钟扬和团队十分痛心。但很快,转机来了。“我们11月30号全部搬离完成,第二年2月28号再回去看,发现了奇迹。”经佐琴说,没来得及移植的桐花树竟然在自然环境下安然越冬。它们的种子跟着水体流到了外面的沟渠里,在沟渠的庇护下,等到大地回暖,小苗纷纷冒出了“脑袋”。要知道,在大棚里被照顾的无微不至的红树苗活过冬天也得“看运气”。“没有任何管理措施,没做任何防护,连水都没浇过。”他们相信,这说明红树搬来上海六年后,已渐渐开始有了适应性。
这种喜悦却没能延续多久。“安比”“云雀”“摩羯”“温比亚”……今年夏天,一连串的台风来袭,种在沿海的红树又“危险”了。自然生长的红树在潮起潮落间自主呼吸,同时自由地吸收和排除适量的盐分。为了模拟这一过程,也为了让红树“入乡随俗”,习惯上海的海水盐分,课题组不断抽水、灌水。但台风带来的强降雨让人工挖出来的这片地一下子就被“清淡”的雨水淹了。“台风一周一次,降雨量太大,水都来不及抽。”南蓬说,红树虽然扎根在水里,但长期被泡着,根部得不到呼吸,盐分没办法调节,“性命”堪忧。
检测电导率、比较抗寒蛋白质和氨基酸含量变化……红树种了十年,关于红树适应性的研究也做了十年。而合作单位上海虹升农业发展有限公司的师傅们拔杂草、抽水灌水、冬天搭大棚,让红树处在精心的呵护下。
看天种树,自然环境的不确定性是把树种活的最大阻力。“暖冬蛮舒服的,低温一来,马上给你脸色看。下下雨也挺好的,雨下得大了,下得时间长了,立马就蔫。”其实经佐琴九年前就该退休了,为了种红树才留下来。现在每个月都去“地”里看看红树长势,“权当临港一日游了。”
七八年时常探望,点滴情份积累下来,红树早就成了南蓬和经佐琴养的“孩子”。“又开了花,又长了叶子,又结了那么多种子,我们就特别开心。”花了心思、放了感情在种树上,树苗的“一举一动”都牵扯着种树人的心。“这比自己家的孩子难养多了。”
多方援手,让事业更好延续
去年,钟扬意外离世。项目也因为资金和土地的缺乏而面临中断的危险。
几番思量,南蓬和经佐琴决定长长久久地把这项未竟的事业继续下去。“钟老师虽然不在了,但他把希望留给我们,一定要守好,要守住。”她们信心满满,花上二十年三十年的时间,也要把树种活。“迟早有一天,红树能长到温室外面去,长到自然的滩涂上,长成一片自我更新的红树林。到时候,除了表观遗传学的变化,其与抗寒抗冻相关的基因上发生的改变也将具有重大的理论研究价值。”

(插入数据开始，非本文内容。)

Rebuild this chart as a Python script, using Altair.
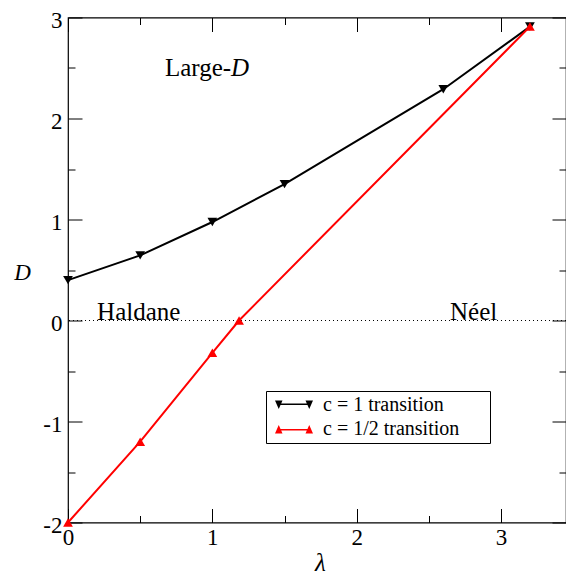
import altair as alt
import pandas as pd

# ---- data ----
c1_lambda = [0.0, 0.5, 1.0, 1.5, 2.6, 3.2]
c1_D = [0.40, 0.645, 0.975, 1.35, 2.29, 2.91]
c12_lambda = [0.0, 0.5, 1.0, 1.185, 3.2]
c12_D = [-2.0, -1.2, -0.32, 0.0, 2.91]
series_names = ["c = 1 transition", "c = 1/2 transition"]
series_colors = ["black", "red"]
zero_line = [0.0]

x_major = [0, 1, 2, 3]
x_minor = [0.5, 1.5, 2.5]
y_major = [-2, -1, 0, 1, 2, 3]
y_minor = [-1.5, -0.5, 0.5, 1.5, 2.5]

ann_right_text = ["Large-"]
ann_right_x = [1.13]
ann_right_y = [2.42]
ann_italic_text = ["D"]
ann_italic_x = [1.13]
ann_italic_y = [2.42]
ann_center_text = ["Haldane", "Néel"]
ann_center_x = [0.49, 2.81]
ann_center_y = [0.005, 0.005]

df = pd.concat([
    pd.DataFrame({"lam": c1_lambda, "D": c1_D, "series": series_names[0]}),
    pd.DataFrame({"lam": c12_lambda, "D": c12_D, "series": series_names[1]}),
], ignore_index=True)
df_zero = pd.DataFrame({"D": zero_line})
df_r = pd.DataFrame({"lam": ann_right_x, "D": ann_right_y, "t": ann_right_text})
df_i = pd.DataFrame({"lam": ann_italic_x, "D": ann_italic_y, "t": ann_italic_text})
df_c = pd.DataFrame({"lam": ann_center_x, "D": ann_center_y, "t": ann_center_text})

FONT = "Liberation Serif"
xscale = alt.Scale(domain=[0, 3.45], nice=False, zero=False)
yscale = alt.Scale(domain=[-2, 3], nice=False, zero=False)
cscale = alt.Scale(domain=series_names, range=series_colors)

common = dict(grid=False, domain=False, tickColor="black", tickWidth=1,
              labelColor="black", labelFont=FONT, labelFontSize=23,
              labelFlush=False, labelOverlap=False,
              labelExpr="'' + datum.value")

ax_b_major = alt.Axis(orient="bottom", values=x_major, offset=-14, tickSize=14,
                      labelPadding=4, title="λ", titleFont=FONT,
                      titleFontStyle="italic", titleFontWeight="normal",
                      titleFontSize=25, titleColor="black",
                      titleX=252, titleY=62, titleAlign="center",
                      titleBaseline="alphabetic", **common)
ax_l_major = alt.Axis(orient="left", values=y_major, offset=-14, tickSize=14,
                      labelPadding=6, labelOffset=2.5, title="D", titleFont=FONT,
                      titleFontStyle="italic", titleFontWeight="normal",
                      titleFontSize=23, titleColor="black", titleAngle=0,
                      titleX=-60, titleY=261.5, titleAlign="center",
                      titleBaseline="alphabetic", **common)
minor_common = dict(grid=False, domain=False, tickColor="black", tickWidth=1,
                    labels=False, title=None)
ax_t_major = alt.Axis(orient="top", values=x_major, offset=-14, tickSize=14, **minor_common)
ax_r_major = alt.Axis(orient="right", values=y_major, offset=-14, tickSize=14, **minor_common)
ax_b_minor = alt.Axis(orient="bottom", values=x_minor, offset=-7, tickSize=7, **minor_common)
ax_l_minor = alt.Axis(orient="left", values=y_minor, offset=-7, tickSize=7, **minor_common)
ax_t_minor = alt.Axis(orient="top", values=x_minor, offset=-7, tickSize=7, **minor_common)
ax_r_minor = alt.Axis(orient="right", values=y_minor, offset=-7, tickSize=7, **minor_common)


def X(axis):
    return alt.X("lam:Q", scale=xscale, axis=axis)


def Y(axis):
    return alt.Y("D:Q", scale=yscale, axis=axis)


# legend glyph: short line with a marker at each end (the trailing move-to only
# widens the legend frame, it draws nothing)
path_down = ("M-0.5,-0.45H0.25L-0.125,0.4Z M2.55,-0.45H3.3L2.925,0.4Z "
             "M-0.125,-0.15H2.925V0H-0.125Z M20.6,0")
path_up = ("M-0.5,0.45H0.25L-0.125,-0.4Z M2.55,0.45H3.3L2.925,-0.4Z "
           "M-0.125,0.15H2.925V0H-0.125Z M20.6,0")

leg = alt.Legend(orient="none", legendX=198, legendY=373.5, title=None,
                 strokeColor="black", fillColor="white", padding=4,
                 symbolSize=400, symbolStrokeWidth=0, symbolOpacity=1,
                 labelFont=FONT, labelFontSize=20, labelColor="black",
                 labelOffset=33, rowPadding=4, labelLimit=500)

rule = alt.Chart(df_zero).mark_rule(strokeDash=[1, 3], color="black", strokeWidth=1).encode(
    y=Y(None))

lines = alt.Chart(df).mark_line(strokeWidth=2).encode(
    x=X(ax_b_major), y=Y(ax_l_major),
    color=alt.Color("series:N", scale=cscale, legend=None))

pts_black = alt.Chart(df).transform_filter(
    alt.datum.series == series_names[0]
).mark_point(shape="triangle-down", filled=True, size=95, opacity=1).encode(
    x=X(ax_t_major), y=Y(ax_r_major),
    color=alt.Color("series:N", scale=cscale, legend=None))

pts_red = alt.Chart(df).transform_filter(
    alt.datum.series == series_names[1]
).mark_point(shape="triangle-up", filled=True, size=95, opacity=1).encode(
    x=X(ax_b_minor), y=Y(ax_l_minor),
    color=alt.Color("series:N", scale=cscale, legend=None))

legend_layer = alt.Chart(df).transform_filter("false").mark_point(
    filled=True, opacity=1).encode(
    x=X(ax_t_minor), y=Y(ax_r_minor),
    color=alt.Color("series:N", scale=cscale, legend=leg),
    shape=alt.Shape("series:N", scale=alt.Scale(domain=series_names, range=[path_down, path_up]),
                    legend=leg))

txt_r = alt.Chart(df_r).mark_text(align="right", baseline="alphabetic", font=FONT,
                                  fontSize=25, color="black").encode(
    x=X(None), y=Y(None), text="t:N")
txt_i = alt.Chart(df_i).mark_text(align="left", baseline="alphabetic", font=FONT,
                                  fontSize=25, fontStyle="italic", color="black").encode(
    x=X(None), y=Y(None), text="t:N")
txt_c = alt.Chart(df_c).mark_text(align="center", baseline="alphabetic", font=FONT,
                                  fontSize=25, color="black").encode(
    x=X(None), y=Y(None), text="t:N")

chart = alt.layer(
    rule, lines, pts_black, pts_red, legend_layer, txt_r, txt_i, txt_c
).resolve_scale(x="shared", y="shared").resolve_axis(
    x="independent", y="independent"
).resolve_legend(color="independent", shape="independent").properties(
    width=498, height=505,
    autosize=alt.AutoSizeParams(type="none"),
    padding={"left": 60, "top": 9.5, "right": 0, "bottom": 55.5},
    background="white",
).configure_view(stroke="black", strokeWidth=1.2)

chart.save("out.html", embed_options={"renderer": "svg", "actions": False})
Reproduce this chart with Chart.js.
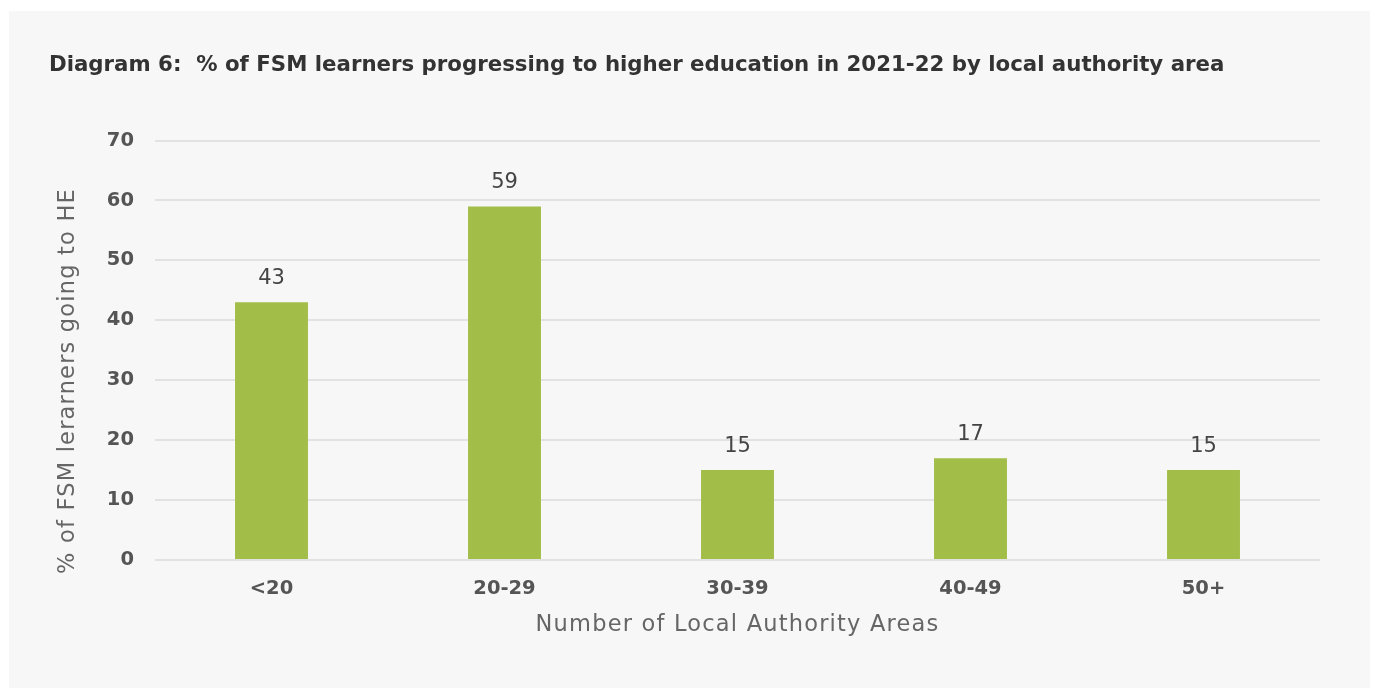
<!DOCTYPE html>
<html>
<head>
<meta charset="utf-8">
<script src="https://cdn.jsdelivr.net/npm/chart.js@4/dist/chart.umd.min.js"></script>
<style>
  html, body { margin: 0; padding: 0; background: #ffffff; }
  #panel {
    position: absolute; left: 9px; top: 11px;
    width: 1361px; height: 677px; background: #f7f7f7;
  }
  #chart { display: block; }
</style>
</head>
<body>
<div id="panel"><canvas id="chart" width="1361" height="677"></canvas></div>
<script>
// Data
const categories = ['<20', '20-29', '30-39', '40-49', '50+'];
const values = [43, 59, 15, 17, 15];
const yTicks = [0, 10, 20, 30, 40, 50, 60, 70];

const FONT = '"DejaVu Sans", sans-serif';
const BAR_COLOR = '#a2be48';

// Values above the bars
const valueLabels = {
  id: 'valueLabels',
  afterDatasetsDraw(chart) {
    const ctx = chart.ctx;
    const meta = chart.getDatasetMeta(0);
    ctx.save();
    ctx.font = '21px ' + FONT;
    ctx.fillStyle = '#444444';
    ctx.textAlign = 'center';
    ctx.textBaseline = 'bottom';
    meta.data.forEach((bar, i) => {
      ctx.fillText(String(values[i]), bar.x, bar.y - 13);
    });
    ctx.restore();
  }
};

// Axis titles (the y one sits a bit lower than the plot centre in the reference)
const axisTitles = {
  id: 'axisTitles',
  afterDraw(chart) {
    const ctx = chart.ctx;
    const area = chart.chartArea;
    ctx.save();
    ctx.letterSpacing = '1.2px';   // reference font is wider than DejaVu
    ctx.font = '22.5px ' + FONT;
    ctx.fillStyle = '#666666';
    ctx.textAlign = 'center';
    ctx.textBaseline = 'middle';
    ctx.fillText('Number of Local Authority Areas', (area.left + area.right) / 2, area.bottom + 65);
    ctx.translate(59, 370);
    ctx.rotate(-Math.PI / 2);
    ctx.fillText('% of FSM lerarners going to HE', 0, 0);
    ctx.restore();
  }
};

new Chart(document.getElementById('chart'), {
  type: 'bar',
  data: {
    labels: categories,
    datasets: [{
      data: values,
      backgroundColor: BAR_COLOR,
      borderWidth: 0,
      categoryPercentage: 1,
      barPercentage: 0.313
    }]
  },
  plugins: [valueLabels, axisTitles],
  options: {
    responsive: false,
    animation: false,
    layout: { padding: { left: 40, right: 50, top: 0, bottom: 0 } },
    plugins: {
      legend: { display: false },
      tooltip: { enabled: false },
      title: {
        display: true,
        text: 'Diagram 6:  % of FSM learners progressing to higher education in 2021-22 by local authority area',
        align: 'start',
        color: '#333333',
        font: { family: FONT, size: 21.3, weight: 'bold' },
        padding: { top: 42, bottom: 62 }
      }
    },
    scales: {
      x: {
        grid: { display: false, drawTicks: false },
        border: { display: false },
        ticks: {
          color: '#555555',
          font: { family: FONT, size: 19.5, weight: 'bold' },
          padding: 17
        },
        afterFit(scale) { scale.height = 128; }
      },
      y: {
        min: 0,
        max: 70,
        afterBuildTicks(scale) { scale.ticks = yTicks.map(v => ({ value: v })); },
        grid: { color: '#e2e2e2', lineWidth: 2, drawTicks: false },
        border: { display: false },
        ticks: {
          color: '#555555',
          font: { family: FONT, size: 19.5, weight: 'bold' },
          padding: 21
        },
        afterFit(scale) { scale.width = 106; }
      }
    }
  }
});
</script>
</body>
</html>
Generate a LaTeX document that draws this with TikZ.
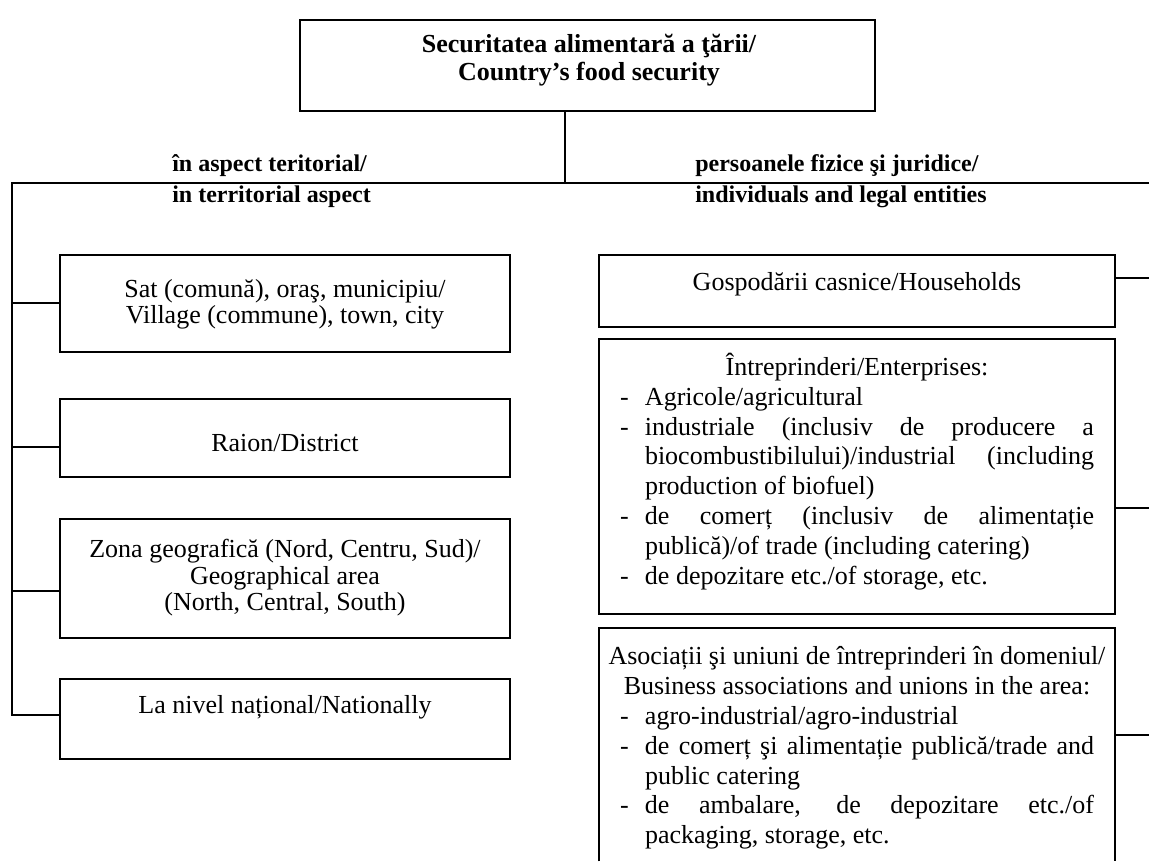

成千上万个日日夜夜的精心呵护,得熬得住,耐得了寂寞。扛起这面大旗,担起这份责任,南蓬说,是理所当然的事情。“钟老师做了快十年,我们舍不得把项目丢下。‘坚持’就是他的精神,他不在乎一朝一夕。”
“驯化”本就漫长,种红树得用时间来说话。浙江温州移植红树就用了18年。植物对环境的强适应性和全球变暖的趋势从内因和外因上都在为红树北移的可行性作注脚。大大小小的惊喜和成果也说明,红树正在上海努力扎根生长。
今年夏天,浦东新区临港新城镇政府、临港港城集团主动提出为红树林育苗基地提供土地和资金支持,钟扬红树基金也募捐了不少钱,这为后续筛选并保存更加适应上海气候的红树植物进行引种试验和种苗培育提供保障。合作单位上海虹升农业公司也会为项目提供了持续而坚实的支持。
南蓬和经佐琴希望,等她们都退休了,干不动了,还能有年轻的团队把种活红树的希望延续下去,代代相传,直到把希望变成现实。到时候,上海的海滩也能长成一片片茂密的红树林,再提起上海,人们会毫不吝啬地称赞其为“美丽的海滨城市”。